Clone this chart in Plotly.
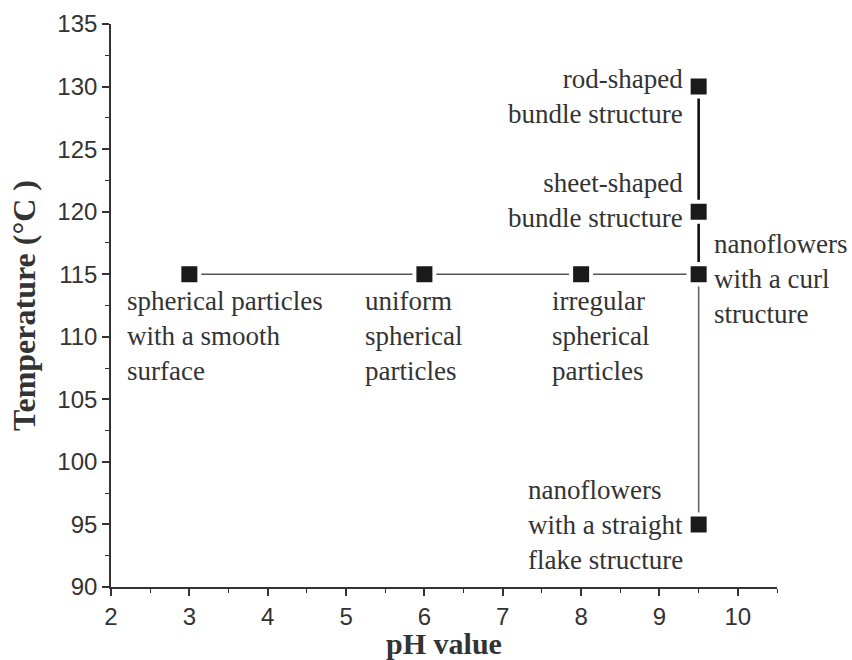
import plotly.graph_objects as go

# pH series at a fixed temperature of 115 °C
ph_values = [3, 6, 8, 9.5]
ph_fixed_temp = 115
ph_labels = [
    "spherical particles<br>with a smooth<br>surface",
    "uniform<br>spherical<br>particles",
    "irregular<br>spherical<br>particles",
    "nanoflowers<br>with a curl<br>structure",
]

# temperature series at a fixed pH of 9.5
temp_fixed_ph = 9.5
temp_values = [95, 115, 120, 130]
temp_labels = [
    "nanoflowers<br>with a straight<br>flake structure",
    None,
    "sheet-shaped<br>bundle structure",
    "rod-shaped<br>bundle structure",
]

x_ticks = [2, 3, 4, 5, 6, 7, 8, 9, 10]
y_ticks = [90, 95, 100, 105, 110, 115, 120, 125, 130, 135]

SERIF = "Liberation Serif, Times New Roman, serif"
SANS = "Liberation Sans, Arial, sans-serif"
TEXT = "#333333"

fig = go.Figure()

# connecting lines
fig.add_trace(go.Scatter(
    x=ph_values, y=[ph_fixed_temp] * len(ph_values), mode="lines",
    line=dict(color="#555555", width=1.6), hoverinfo="skip"))
fig.add_trace(go.Scatter(
    x=[temp_fixed_ph] * 2, y=temp_values[:2], mode="lines",
    line=dict(color="#666666", width=1.6), hoverinfo="skip"))
fig.add_trace(go.Scatter(
    x=[temp_fixed_ph] * 3, y=temp_values[1:], mode="lines",
    line=dict(color="#111111", width=2.6), hoverinfo="skip"))

# square markers with a white rim that leaves a gap in the lines
marker_style = dict(symbol="square", size=20, color="#1a1a1a",
                    line=dict(color="white", width=4))
fig.add_trace(go.Scatter(
    x=ph_values, y=[ph_fixed_temp] * len(ph_values), mode="markers",
    marker=marker_style))
fig.add_trace(go.Scatter(
    x=[temp_fixed_ph] * len(temp_values), y=temp_values, mode="markers",
    marker=marker_style))

ann_font = dict(family=SERIF, size=27, color=TEXT)

# labels under the 115 °C points
ph_offsets = [(-64, "left", "top", -10), (-61, "left", "top", -10),
              (-31, "left", "top", -10), (13, "left", "middle", -5)]
for xv, txt, (dx, xa, ya, dy) in zip(ph_values, ph_labels, ph_offsets):
    fig.add_annotation(x=xv, y=ph_fixed_temp, text=txt, showarrow=False,
                       xanchor=xa, yanchor=ya, xshift=dx, yshift=dy,
                       align="left", font=ann_font)

# labels beside the pH 9.5 points
temp_offsets = [(-14, "left", -1), None, (-14, "right", 11), (-14, "right", -10)]
for yv, txt, off in zip(temp_values, temp_labels, temp_offsets):
    if txt is None:
        continue
    dx, al, dy = off
    fig.add_annotation(x=temp_fixed_ph, y=yv, text=txt, showarrow=False,
                       xanchor="right", yanchor="middle", xshift=dx, yshift=dy,
                       align=al, font=ann_font)

axis_common = dict(
    showline=True, linecolor="#333333", linewidth=1.6,
    ticks="outside", ticklen=7, tickwidth=1.6, tickcolor="#333333",
    showgrid=False, zeroline=False, mirror=False, automargin=False,
    tickfont=dict(family=SANS, size=24, color=TEXT),
)

fig.update_xaxes(
    range=[2, 10.5], tickvals=x_ticks, ticktext=[str(v) for v in x_ticks],
    minor=dict(dtick=0.5, ticks="outside", ticklen=4, tickwidth=1.4,
               tickcolor="#333333"),
    title=dict(text="<b>pH value</b>", standoff=9,
               font=dict(family=SERIF, size=30, color=TEXT)),
    **axis_common)
fig.update_yaxes(
    range=[90, 135], tickvals=y_ticks, ticktext=[str(v) for v in y_ticks],
    minor=dict(dtick=2.5, ticks="outside", ticklen=4, tickwidth=1.4,
               tickcolor="#333333"),
    title=dict(text="<b>Temperature (°C )</b>", standoff=12,
               font=dict(family=SERIF, size=32, color=TEXT)),
    **axis_common)

fig.update_layout(
    width=852, height=660, showlegend=False,
    margin=dict(l=111, r=75, t=24, b=73),
    plot_bgcolor="white", paper_bgcolor="white",
)

fig.write_html("out.html")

________________________

Task >> In your copy of the listing above, reproduce each line exactly and omit all pictures.

Complete output >>
Clone this chart in Plotly.
import plotly.graph_objects as go

# pH series at a fixed temperature of 115 °C
ph_values = [3, 6, 8, 9.5]
ph_fixed_temp = 115
ph_labels = [
    "spherical particles<br>with a smooth<br>surface",
    "uniform<br>spherical<br>particles",
    "irregular<br>spherical<br>particles",
    "nanoflowers<br>with a curl<br>structure",
]

# temperature series at a fixed pH of 9.5
temp_fixed_ph = 9.5
temp_values = [95, 115, 120, 130]
temp_labels = [
    "nanoflowers<br>with a straight<br>flake structure",
    None,
    "sheet-shaped<br>bundle structure",
    "rod-shaped<br>bundle structure",
]

x_ticks = [2, 3, 4, 5, 6, 7, 8, 9, 10]
y_ticks = [90, 95, 100, 105, 110, 115, 120, 125, 130, 135]

SERIF = "Liberation Serif, Times New Roman, serif"
SANS = "Liberation Sans, Arial, sans-serif"
TEXT = "#333333"

fig = go.Figure()

# connecting lines
fig.add_trace(go.Scatter(
    x=ph_values, y=[ph_fixed_temp] * len(ph_values), mode="lines",
    line=dict(color="#555555", width=1.6), hoverinfo="skip"))
fig.add_trace(go.Scatter(
    x=[temp_fixed_ph] * 2, y=temp_values[:2], mode="lines",
    line=dict(color="#666666", width=1.6), hoverinfo="skip"))
fig.add_trace(go.Scatter(
    x=[temp_fixed_ph] * 3, y=temp_values[1:], mode="lines",
    line=dict(color="#111111", width=2.6), hoverinfo="skip"))

# square markers with a white rim that leaves a gap in the lines
marker_style = dict(symbol="square", size=20, color="#1a1a1a",
                    line=dict(color="white", width=4))
fig.add_trace(go.Scatter(
    x=ph_values, y=[ph_fixed_temp] * len(ph_values), mode="markers",
    marker=marker_style))
fig.add_trace(go.Scatter(
    x=[temp_fixed_ph] * len(temp_values), y=temp_values, mode="markers",
    marker=marker_style))

ann_font = dict(family=SERIF, size=27, color=TEXT)

# labels under the 115 °C points
ph_offsets = [(-64, "left", "top", -10), (-61, "left", "top", -10),
              (-31, "left", "top", -10), (13, "left", "middle", -5)]
for xv, txt, (dx, xa, ya, dy) in zip(ph_values, ph_labels, ph_offsets):
    fig.add_annotation(x=xv, y=ph_fixed_temp, text=txt, showarrow=False,
                       xanchor=xa, yanchor=ya, xshift=dx, yshift=dy,
                       align="left", font=ann_font)

# labels beside the pH 9.5 points
temp_offsets = [(-14, "left", -1), None, (-14, "right", 11), (-14, "right", -10)]
for yv, txt, off in zip(temp_values, temp_labels, temp_offsets):
    if txt is None:
        continue
    dx, al, dy = off
    fig.add_annotation(x=temp_fixed_ph, y=yv, text=txt, showarrow=False,
                       xanchor="right", yanchor="middle", xshift=dx, yshift=dy,
                       align=al, font=ann_font)

axis_common = dict(
    showline=True, linecolor="#333333", linewidth=1.6,
    ticks="outside", ticklen=7, tickwidth=1.6, tickcolor="#333333",
    showgrid=False, zeroline=False, mirror=False, automargin=False,
    tickfont=dict(family=SANS, size=24, color=TEXT),
)

fig.update_xaxes(
    range=[2, 10.5], tickvals=x_ticks, ticktext=[str(v) for v in x_ticks],
    minor=dict(dtick=0.5, ticks="outside", ticklen=4, tickwidth=1.4,
               tickcolor="#333333"),
    title=dict(text="<b>pH value</b>", standoff=9,
               font=dict(family=SERIF, size=30, color=TEXT)),
    **axis_common)
fig.update_yaxes(
    range=[90, 135], tickvals=y_ticks, ticktext=[str(v) for v in y_ticks],
    minor=dict(dtick=2.5, ticks="outside", ticklen=4, tickwidth=1.4,
               tickcolor="#333333"),
    title=dict(text="<b>Temperature (°C )</b>", standoff=12,
               font=dict(family=SERIF, size=32, color=TEXT)),
    **axis_common)

fig.update_layout(
    width=852, height=660, showlegend=False,
    margin=dict(l=111, r=75, t=24, b=73),
    plot_bgcolor="white", paper_bgcolor="white",
)

fig.write_html("out.html")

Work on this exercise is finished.